Albar isn’t an ordinary restaurant with rooms, and it is concerned with more than ambiance and food. It is at the heart of the regeneration of a village and its surrounding area.
When Clayton Morley, an entrepreneurial resident of the tiny Andalucian village of El Pilar, decided to fulfil his dream of converting his ancient house into a restaurant and casona, he didn’t realise he was paving the way for a recession-busting revitalisation of the community. That is, until a group of local elders, headed up by the mayor, decided to join forces with him.
Rightfully proud of its heritage, El Pilar is a charming white mountain village tucked away in the foothills of the Sierra de los Filabres, north of Almeria.

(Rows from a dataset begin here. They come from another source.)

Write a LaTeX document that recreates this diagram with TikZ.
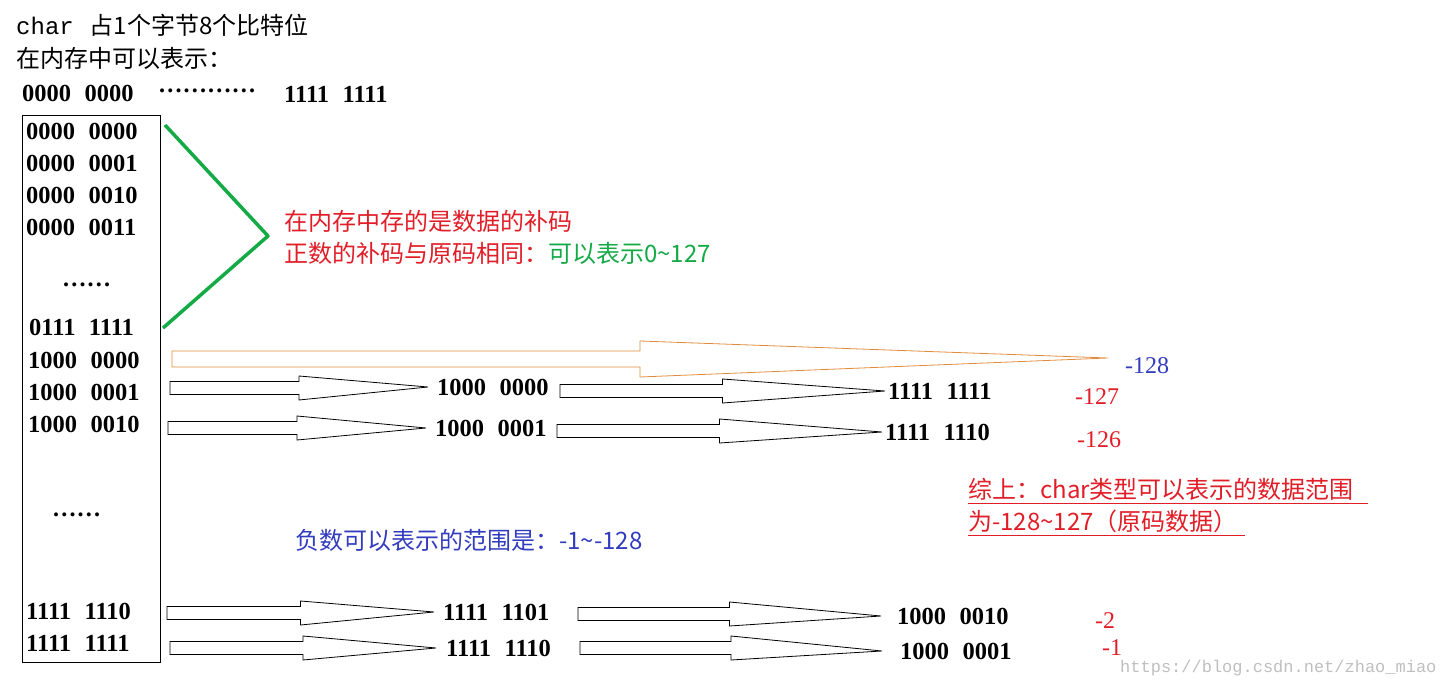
\documentclass[tikz,border=0pt]{standalone}
\usepackage{fontspec}
\setmainfont{Liberation Serif}
\newfontfamily\cjk{Noto Sans CJK SC}
\newfontfamily\mono{Liberation Mono}
\usetikzlibrary{calc}
\definecolor{gr}{RGB}{20,170,70}
\definecolor{rd}{RGB}{225,30,40}
\definecolor{bl}{RGB}{50,60,190}
\definecolor{org}{RGB}{225,140,60}
\newcommand\bigarr[6]{% from, to, shaft half, head half, style, gap
  \draw[#5] let \p1=(#1), \p2=(#2), \n2={\x2-#6}, \n1={(\x1+\n2)/2} in
   (\x1,\y1+#3) -- (\n1,\y1+#3) -- (\n1,\y1+#4) -- (\n2,\y2) -- (\n1,\y1-#4) -- (\n1,\y1-#3) -- (\x1,\y1-#3) -- cycle;}
\newcommand\bb[2]{#1\hspace{0.55em}#2}
\begin{document}
\begin{tikzpicture}[x=1pt,y=-1pt,
  bn/.style={anchor=west,inner sep=0pt,font=\bfseries\fontsize{24.5}{24}\selectfont},
  rn/.style={anchor=west,inner sep=0pt,font=\fontsize{24}{24}\selectfont},
  ct/.style={anchor=west,inner sep=0pt,font=\cjk\fontsize{24}{24}\selectfont},
  arr/.style={draw=black,line width=0.8pt,fill=white}]
\useasboundingbox (0,0) rectangle (1443,687);
\node[ct] (t1) at (16,25) {{\mono char}\hspace{16pt}占1个字节8个比特位};
\node[ct] (t2) at (16,58) {在内存中可以表示：};
\node[bn] (h1) at (22,93) {\bb{0000}{0000}};
\node[bn] (h2) at (158,91) {…………};
\node[bn] (h3) at (284,94) {\bb{1111}{1111}};
\node[draw,line width=0.8pt,minimum width=138pt,minimum height=547pt,inner sep=0pt,anchor=north west] (box) at (22,115) {};
\foreach \n/\x/\y/\a/\b in {r1/26/131/0000/0000,r2/26/163/0000/0001,r3/26/195/0000/0010,r4/26/227/0000/0011,
  r6/29/327/0111/1111,r7/28/360/1000/0000,r8/28/392/1000/0001,r9/28/424/1000/0010,
  r11/26/611/1111/1110,r12/26/643/1111/1111}
  \node[bn] (\n) at (\x,\y) {\bb{\a}{\b}};
\node[bn] (r5) at (62,285) {……};
\node[bn] (r10) at (52,515) {……};
% green brace
\coordinate (ga) at (165,125); \coordinate (gb) at (268,236); \coordinate (gc) at (163,328);
\draw[gr,line width=3.5pt,line join=round] (ga) -- (gb) -- (gc);
\node[ct,rd] (c1) at (284,221) {在内存中存的是数据的补码};
\node[ct,rd] (c2) at (284,253) {正数的补码与原码相同：\textcolor{gr}{可以表示0\textasciitilde127}};
% orange arrow
\coordinate (oa) at (172,359); \coordinate (ob) at (1108,358);
\bigarr{oa}{ob}{8}{18}{draw=org,line width=0.8pt}{0}
\node[rn,bl] (m128) at (1125,366) {-128};
% row 1
\coordinate (a1) at (170,388);
\node[bn] (n1) at (437,387) {\bb{1000}{0000}};
\coordinate (a2) at (560,391);
\node[bn] (n2) at (888,391) {\bb{1111}{1111}};
\bigarr{a1}{n1.west}{6.5}{12}{arr}{9}
\bigarr{a2}{n2.west}{6.5}{12}{arr}{3}
\node[rn,rd] (m127) at (1075,397) {-127};
% row 2
\coordinate (b1) at (168,428);
\node[bn] (n3) at (435,428) {\bb{1000}{0001}};
\coordinate (b2) at (557,431);
\node[bn] (n4) at (885,432) {\bb{1111}{1110}};
\bigarr{b1}{n3.west}{6.5}{12}{arr}{9}
\bigarr{b2}{n4.west}{6.5}{12}{arr}{3}
\node[rn,rd] (m126) at (1077,440) {-126};
% summary
\node[ct,rd] (s1) at (968,489) {综上：char类型可以表示的数据范围};
\node[ct,rd] (s2) at (968,521) {为-128\textasciitilde127（原码数据）};
\draw[rd,line width=1pt] (s1.south west)++(0,3) -- ++(400,0);
\draw[rd,line width=1pt] (s2.south west)++(0,3) -- ++(277,0);
\node[ct,bl] (neg) at (295,540) {负数可以表示的范围是：-1\textasciitilde-128};
% row 3
\coordinate (c1a) at (167,613);
\node[bn] (n5) at (443,612) {\bb{1111}{1101}};
\coordinate (c2a) at (578,614);
\node[bn] (n6) at (897,616) {\bb{1000}{0010}};
\bigarr{c1a}{n5.west}{6.5}{12}{arr}{9}
\bigarr{c2a}{n6.west}{6.5}{12}{arr}{16}
\node[rn,rd] (m2) at (1095,621) {-2};
% row 4
\coordinate (d1) at (170,648);
\node[bn] (n7) at (446,648) {\bb{1111}{1110}};
\coordinate (d2) at (580,648);
\node[bn] (n8) at (900,651) {\bb{1000}{0001}};
\bigarr{d1}{n7.west}{6.5}{12}{arr}{10}
\bigarr{d2}{n8.west}{6.5}{12}{arr}{18}
\node[rn,rd] (m1) at (1102,648) {-1};
\node[anchor=west,inner sep=0pt,text=black!25,font=\mono\fontsize{17}{17}\selectfont] (wm) at (1120,668) {https://blog.csdn.net/zhao\_miao};
\end{tikzpicture}
\end{document}
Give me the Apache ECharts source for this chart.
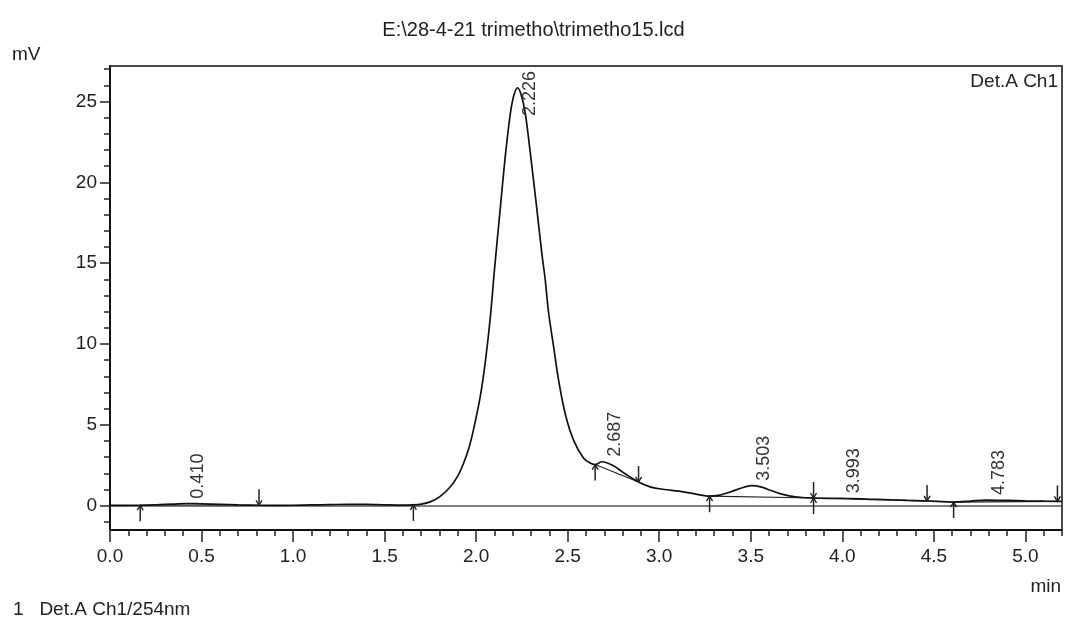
<!DOCTYPE html>
<html>
<head>
<meta charset="utf-8">
<title>trimetho15 chromatogram</title>
<script src="https://cdn.jsdelivr.net/npm/echarts@6/dist/echarts.min.js"></script>
<style>
  html, body { margin: 0; padding: 0; background: #ffffff; }
  #chart { width: 1067px; height: 620px; }
</style>
</head>
<body>
<div id="chart"></div>
<script>
// Detector trace: retention time (min) and signal (mV)
const retentionTime = [
  0.00, 0.10, 0.165, 0.25, 0.35, 0.41, 0.50, 0.60, 0.70, 0.814,
  0.90, 1.00, 1.10, 1.20, 1.30, 1.40, 1.50, 1.60, 1.657, 1.70,
  1.749, 1.80, 1.858, 1.90, 1.931, 1.96, 1.985, 2.022, 2.049, 2.077,
  2.10, 2.131, 2.158, 2.186, 2.205, 2.226, 2.245, 2.268, 2.295, 2.328,
  2.359, 2.377, 2.395, 2.423, 2.45, 2.486, 2.532, 2.586, 2.62, 2.65,
  2.687, 2.75, 2.80, 2.887, 2.95, 3.00, 3.133, 3.20, 3.275, 3.33,
  3.39, 3.45, 3.503, 3.56, 3.607, 3.66, 3.716, 3.78, 3.843, 3.93,
  3.993, 4.044, 4.15, 4.226, 4.35, 4.463, 4.608, 4.70, 4.783, 4.90,
  5.00, 5.10, 5.175, 5.20
];
const signalMv = [
  0.02, 0.02, 0.03, 0.06, 0.10, 0.13, 0.12, 0.09, 0.06, 0.03,
  0.02, 0.03, 0.05, 0.07, 0.09, 0.09, 0.06, 0.04, 0.05, 0.10,
  0.24, 0.55, 1.16, 1.85, 2.61, 3.55, 4.68, 6.74, 8.81, 11.6,
  14.6, 18.3, 21.5, 24.2, 25.35, 25.85, 25.45, 24.3, 21.9, 18.7,
  15.6, 14.0, 12.0, 9.84, 7.78, 5.71, 4.06, 2.95, 2.66, 2.55,
  2.72, 2.48, 2.08, 1.47, 1.17, 1.05, 0.86, 0.72, 0.59, 0.66,
  0.86, 1.10, 1.24, 1.15, 0.96, 0.75, 0.59, 0.51, 0.48, 0.46,
  0.46, 0.44, 0.40, 0.38, 0.33, 0.30, 0.23, 0.29, 0.35, 0.33,
  0.30, 0.28, 0.27, 0.27
];

// Integration results
const peakTimes = [0.410, 2.226, 2.687, 3.503, 3.993, 4.783];
const peakStartTimes = [0.165, 1.657, 2.65, 3.275, 3.843, 4.608];
const peakEndTimes = [0.814, 2.887, 3.843, 4.463, 5.175];
const baselineSegments = [
  [0.165, 0.814],
  [2.65, 2.887],
  [3.275, 3.843],
  [3.843, 4.463],
  [4.608, 5.175]
];

// Axis tick labels
const xTickLabels = ['0.0', '0.5', '1.0', '1.5', '2.0', '2.5', '3.0', '3.5', '4.0', '4.5', '5.0'];
const yTickLabels = ['0', '5', '10', '15', '20', '25'];

const FONT = "'Liberation Sans', Arial, Helvetica, sans-serif";
const INK = '#222222';

function signalAt(t) {
  for (let i = 0; i < retentionTime.length; i++) {
    if (Math.abs(retentionTime[i] - t) < 1e-6) return signalMv[i];
  }
  for (let i = 1; i < retentionTime.length; i++) {
    if (retentionTime[i] >= t) {
      const t0 = retentionTime[i - 1], t1 = retentionTime[i];
      const f = (t - t0) / (t1 - t0);
      return signalMv[i - 1] + f * (signalMv[i] - signalMv[i - 1]);
    }
  }
  return signalMv[signalMv.length - 1];
}

const trace = retentionTime.map((t, i) => [t, signalMv[i]]);
const arrowData = peakStartTimes.map(t => [t, signalAt(t), 1])
  .concat(peakEndTimes.map(t => [t, signalAt(t), -1]));
const baselineData = baselineSegments.map(s => [s[0], signalAt(s[0]), s[1], signalAt(s[1])]);
const peakLabelData = peakTimes.map(t => [t, signalAt(t)]);

const xMajor = xTickLabels.map(Number);
const yMajor = yTickLabels.map(Number);
const xMinor = [];
for (let k = 0; k <= 52; k++) xMinor.push(k / 10);
const yMinor = [];
for (let k = -1; k <= 27; k++) yMinor.push(k);

const measureCtx = document.createElement('canvas').getContext('2d');
const LABEL_FONT_SIZE = 18;
measureCtx.font = LABEL_FONT_SIZE + 'px ' + FONT;

const chart = echarts.init(document.getElementById('chart'), null, { renderer: 'canvas' });

const axisTextStyle = { color: INK, fontSize: 19, fontFamily: FONT };
const headText = { color: INK, fontSize: 19, fontWeight: 'normal', fontFamily: FONT };

chart.setOption({
  animation: false,
  backgroundColor: '#ffffff',
  title: [
    { text: 'E:\\28-4-21 trimetho\\trimetho15.lcd', left: 'center', top: 15,
      textStyle: Object.assign({}, headText, { fontSize: 20 }) },
    { text: 'mV', left: 7, top: 40, textStyle: headText },
    { text: 'Det.A Ch1', right: 4, top: 67, textStyle: headText },
    { text: 'min', right: 1, top: 572, textStyle: headText },
    { text: '1   Det.A Ch1/254nm', left: 8, top: 595, textStyle: headText }
  ],
  grid: {
    left: 110, right: 5, top: 66, bottom: 90,
    show: true, borderColor: '#4a4a4a', borderWidth: 2, backgroundColor: 'transparent',
    outerBoundsMode: 'none'
  },
  xAxis: [
    {
      type: 'value', min: 0, max: 5.2, position: 'bottom',
      axisLine: { show: true, onZero: false, lineStyle: { color: '#111', width: 2 } },
      axisTick: { show: true, customValues: xMajor, length: 12, lineStyle: { color: '#222', width: 1.5 } },
      axisLabel: { show: true, customValues: xMajor, margin: 17, formatter: v => v.toFixed(1), ...axisTextStyle },
      splitLine: { show: false }
    },
    {
      type: 'value', min: 0, max: 5.2, position: 'bottom',
      axisLine: { show: false, onZero: false },
      axisTick: { show: true, customValues: xMinor, length: 6, lineStyle: { color: '#222', width: 1.5 } },
      axisLabel: { show: false },
      splitLine: { show: false }
    }
  ],
  yAxis: [
    {
      type: 'value', min: -1.5, max: 27.2, position: 'left',
      axisLine: { show: true, onZero: false, lineStyle: { color: '#111', width: 2 } },
      axisTick: { show: true, customValues: yMajor, length: 10, lineStyle: { color: '#222', width: 1.5 } },
      axisLabel: { show: true, customValues: yMajor, margin: 13, formatter: v => String(v), ...axisTextStyle },
      splitLine: { show: false }
    },
    {
      type: 'value', min: -1.5, max: 27.2, position: 'left',
      axisLine: { show: false, onZero: false },
      axisTick: { show: true, customValues: yMinor, length: 6, lineStyle: { color: '#222', width: 1.5 } },
      axisLabel: { show: false },
      splitLine: { show: false }
    }
  ],
  series: [
    {
      name: 'Det.A Ch1',
      type: 'line',
      xAxisIndex: 0, yAxisIndex: 0,
      data: trace,
      showSymbol: false,
      symbol: 'none',
      smooth: 0.3,
      lineStyle: { color: '#111', width: 1.7 },
      silent: true,
      z: 5,
      markLine: {
        silent: true,
        symbol: ['none', 'none'],
        label: { show: false },
        lineStyle: { color: '#555', width: 1.5, type: 'solid' },
        data: [{ yAxis: 0 }]
      }
    },
    {
      name: 'baselines',
      type: 'custom',
      xAxisIndex: 0, yAxisIndex: 0,
      data: baselineData,
      silent: true,
      z: 4,
      renderItem: function (params, api) {
        const a = api.coord([api.value(0), api.value(1)]);
        const b = api.coord([api.value(2), api.value(3)]);
        return {
          type: 'line',
          shape: { x1: a[0], y1: a[1], x2: b[0], y2: b[1] },
          style: { stroke: '#222', lineWidth: 1.2 }
        };
      }
    },
    {
      name: 'events',
      type: 'custom',
      xAxisIndex: 0, yAxisIndex: 0,
      data: arrowData,
      silent: true,
      z: 6,
      renderItem: function (params, api) {
        const p = api.coord([api.value(0), api.value(1)]);
        const dir = api.value(2);
        const tailY = p[1] + dir * 16;
        return {
          type: 'group',
          children: [
            { type: 'line', shape: { x1: p[0], y1: tailY, x2: p[0], y2: p[1] },
              style: { stroke: '#222', lineWidth: 1.5 } },
            { type: 'polyline',
              shape: { points: [[p[0] - 3, p[1] + dir * 5], [p[0], p[1]], [p[0] + 3, p[1] + dir * 5]] },
              style: { stroke: '#222', lineWidth: 1.4, fill: null } }
          ]
        };
      }
    },
    {
      name: 'peak labels',
      type: 'custom',
      xAxisIndex: 0, yAxisIndex: 0,
      data: peakLabelData,
      silent: true,
      clip: false,
      z: 7,
      renderItem: function (params, api) {
        const t = api.value(0);
        const text = t.toFixed(3);
        const p = api.coord([t, api.value(1)]);
        const len = measureCtx.measureText(text).width;
        let y = p[1] - 5;
        const topLimit = params.coordSys.y + 5;
        if (y - len < topLimit) y = topLimit + len;
        return {
          type: 'text',
          x: p[0] + 13,
          y: y,
          rotation: Math.PI / 2,
          style: {
            text: text,
            fill: '#333',
            font: LABEL_FONT_SIZE + 'px ' + FONT,
            align: 'left',
            verticalAlign: 'middle'
          }
        };
      }
    }
  ]
});
</script>
</body>
</html>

As in all of rural Spain, many local people still use traditional methods in their farming, craftwork and cooking, and there is a strong sense of community co-operation and social wellbeing. From the start Clayton and his wife Rachel wanted to draw from the knowledge and values of the local community and to support those still maintaining their traditional skills. It is these values and skills that the group of elders had in mind when they approached Clayton with their contributions to the ethos of Albar.
El Pilar is home to around 80 people for most of the year, with the population swelling to about 240 in the summer months. As with most rural communities in Spain, many members of these families have left their roots in order to earn a living wage in the cities, returning to their home place only at holiday times. As a result, the village of El Pilar is home to an ageing population, with few prospects for the younger generation. This is why they are so excited at the prospect of bringing new life and opportunities to their home. In an increasingly multi-cultural region, the villagers have no doubt of the importance of their traditional methods and values, but need a way to give these traditions new life and focus. The villagers began offering suggestions, recipes and crafts. Much of Clayton’s menu is based on time-honoured local cooking methods and locally produced ingredients.
Through the community’s cooperative venture, Albar is provided with herbs, fruit, cheese, meat, honey, oil, and eggs produced by the villagers, and has an agreement with local farmers, who grow organic vegetables specifically for the restaurant.
Albar also supports local fine artists and the craftspeople of the village. Many of the local women belong to a sewing cooperative, making a host of richly coloured traditional wares and bringing a new dimension to the restaurant setting. Central to the story of Albar is a beautiful quilt, or colcha, made by the women using a rare and time-consuming method traditional to the village, in which hundreds of squares of brightly coloured fabric are folded and sewn together into a large heavy quilt, which would have offered warmth in the winter in the days before central heating.